§ **INSTRUCTIONS TO FOLLOW**:
Set the lines down again exactly, first line through the line that contains "const y = d3.scaleLinear().domain([0, 400]).range([386, 85]);", with no pictures.

####

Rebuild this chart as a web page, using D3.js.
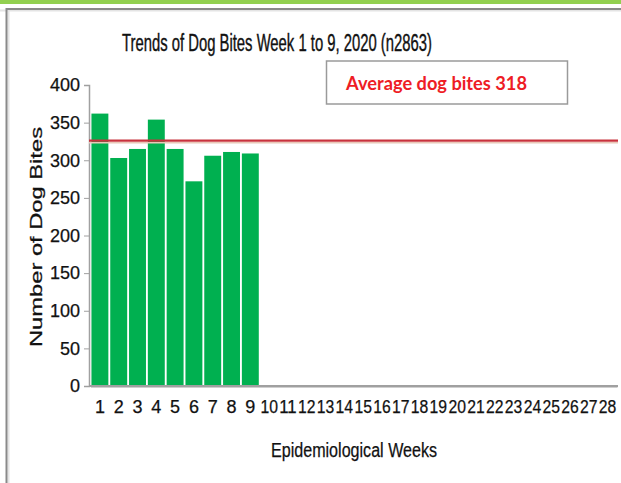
<!DOCTYPE html>
<html><head><meta charset="utf-8">
<script src="https://cdn.jsdelivr.net/npm/d3@7"></script>
<style>body{margin:0;background:#fff;}svg{display:block;}</style>
</head><body>
<svg id="c" width="621" height="483"></svg>
<script>
const weeks = d3.range(1, 29).map(String);
const dogBites = [362, 303, 315, 354, 315, 272, 306, 311, 309];
const yTicks = [0, 50, 100, 150, 200, 250, 300, 350, 400];
const averageLineValue = 326;
const titleText = "Trends of Dog Bites Week 1 to 9, 2020 (n2863)";
const legendText = "Average dog bites 318";
const xTitle = "Epidemiological Weeks";
const yTitle = "Number of Dog Bites";

const svg = d3.select("#c");
// page frame
svg.append("rect").attr("x",0).attr("y",0).attr("width",621).attr("height",4).attr("fill","#92d050");
svg.append("line").attr("x1",0).attr("x2",621).attr("y1",10.5).attr("y2",10.5).attr("stroke","#e4e4e4").attr("stroke-width",2);
svg.append("line").attr("x1",6).attr("x2",621).attr("y1",9).attr("y2",9).attr("stroke","#8a8a8a").attr("stroke-width",2);
svg.append("line").attr("x1",8.5).attr("x2",8.5).attr("y1",10).attr("y2",483).attr("stroke","#e4e4e4").attr("stroke-width",2);
svg.append("line").attr("x1",6.5).attr("x2",6.5).attr("y1",8).attr("y2",483).attr("stroke","#8a8a8a").attr("stroke-width",2);

const x = d3.scaleBand().domain(weeks).range([90.5, 617]).paddingInner(0.1).paddingOuter(0.05);
const y = d3.scaleLinear().domain([0, 400]).range([386, 85]);

// bars
svg.append("g").selectAll("rect").data(dogBites).join("rect")
  .attr("x", (d,i) => x(weeks[i]))
  .attr("width", x.bandwidth())
  .attr("y", d => y(d))
  .attr("height", d => y(0) - y(d))
  .attr("fill", "#00b050");

// y axis
const yAxis = svg.append("g").attr("transform","translate(89,0)")
  .call(d3.axisLeft(y).tickValues(yTicks).tickSize(5).tickPadding(4));
yAxis.select(".domain").attr("stroke","#a0a0a0").attr("stroke-width",1.5);
yAxis.selectAll(".tick line").attr("stroke","#a0a0a0");
yAxis.selectAll("text").attr("font-family","'Liberation Sans', Arial, sans-serif").attr("font-size",18)
  .attr("fill","#111").attr("stroke","#111").attr("stroke-width",0.25);

// x axis
const xAxis = svg.append("g").attr("transform","translate(0,386)")
  .call(d3.axisBottom(x).tickSize(0).tickPadding(14));
xAxis.select(".domain").attr("stroke","#a0a0a0").attr("stroke-width",2);
xAxis.selectAll("text").attr("font-family","'Liberation Sans', Arial, sans-serif").attr("font-size",18)
  .attr("textLength",17.5).attr("lengthAdjust","spacingAndGlyphs")
  .attr("fill","#111").attr("stroke","#111").attr("stroke-width",0.25);
xAxis.selectAll(".tick").filter(d => +d < 10).selectAll("text").attr("textLength",null);
svg.append("line").attr("x1",89).attr("x2",618).attr("y1",386).attr("y2",386).attr("stroke","#a0a0a0").attr("stroke-width",2);

// average line
svg.append("line").attr("x1",89).attr("x2",618).attr("y1",y(averageLineValue)+2).attr("y2",y(averageLineValue)+2)
  .attr("stroke","#e8c8b8").attr("stroke-width",1.5);
svg.append("line").attr("x1",89).attr("x2",618).attr("y1",y(averageLineValue)).attr("y2",y(averageLineValue))
  .attr("stroke","#c8323c").attr("stroke-width",2.2);

// title
svg.append("text").attr("x",277).attr("y",51).attr("text-anchor","middle")
  .attr("font-family","'Liberation Sans Narrow','Liberation Sans', Arial, sans-serif").attr("font-size",23)
  .attr("textLength",310).attr("lengthAdjust","spacingAndGlyphs")
  .attr("fill","#111").attr("stroke","#111").attr("stroke-width",0.4).text(titleText);

// legend box
svg.append("rect").attr("x",326.5).attr("y",61).attr("width",241).attr("height",43)
  .attr("fill","#fff").attr("stroke","#9a9a9a").attr("stroke-width",1.5);
svg.append("text").attr("x",346).attr("y",90)
  .attr("font-family","Lato, 'Open Sans', sans-serif").attr("font-weight","bold").attr("font-size",18)
  .attr("textLength",181).attr("lengthAdjust","spacingAndGlyphs").attr("fill","#ee1c25").text(legendText);

// axis titles
svg.append("text").attr("x",354).attr("y",457).attr("text-anchor","middle")
  .attr("font-family","'Liberation Sans Narrow','Liberation Sans', Arial, sans-serif").attr("font-size",20)
  .attr("textLength",166).attr("lengthAdjust","spacingAndGlyphs")
  .attr("fill","#111").attr("stroke","#111").attr("stroke-width",0.25).text(xTitle);
svg.append("text").attr("transform","translate(42,237) rotate(-90)").attr("text-anchor","middle")
  .attr("font-family","'Liberation Sans', Arial, sans-serif").attr("font-size",17)
  .attr("textLength",220).attr("lengthAdjust","spacingAndGlyphs")
  .attr("fill","#111").attr("stroke","#111").attr("stroke-width",0.25).text(yTitle);
</script>
</body></html>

####

§ **TASK SOLUTION**:
Rebuild this chart as a web page, using D3.js.
<!DOCTYPE html>
<html><head><meta charset="utf-8">
<script src="https://cdn.jsdelivr.net/npm/d3@7"></script>
<style>body{margin:0;background:#fff;}svg{display:block;}</style>
</head><body>
<svg id="c" width="621" height="483"></svg>
<script>
const weeks = d3.range(1, 29).map(String);
const dogBites = [362, 303, 315, 354, 315, 272, 306, 311, 309];
const yTicks = [0, 50, 100, 150, 200, 250, 300, 350, 400];
const averageLineValue = 326;
const titleText = "Trends of Dog Bites Week 1 to 9, 2020 (n2863)";
const legendText = "Average dog bites 318";
const xTitle = "Epidemiological Weeks";
const yTitle = "Number of Dog Bites";

const svg = d3.select("#c");
// page frame
svg.append("rect").attr("x",0).attr("y",0).attr("width",621).attr("height",4).attr("fill","#92d050");
svg.append("line").attr("x1",0).attr("x2",621).attr("y1",10.5).attr("y2",10.5).attr("stroke","#e4e4e4").attr("stroke-width",2);
svg.append("line").attr("x1",6).attr("x2",621).attr("y1",9).attr("y2",9).attr("stroke","#8a8a8a").attr("stroke-width",2);
svg.append("line").attr("x1",8.5).attr("x2",8.5).attr("y1",10).attr("y2",483).attr("stroke","#e4e4e4").attr("stroke-width",2);
svg.append("line").attr("x1",6.5).attr("x2",6.5).attr("y1",8).attr("y2",483).attr("stroke","#8a8a8a").attr("stroke-width",2);

const x = d3.scaleBand().domain(weeks).range([90.5, 617]).paddingInner(0.1).paddingOuter(0.05);
const y = d3.scaleLinear().domain([0, 400]).range([386, 85]);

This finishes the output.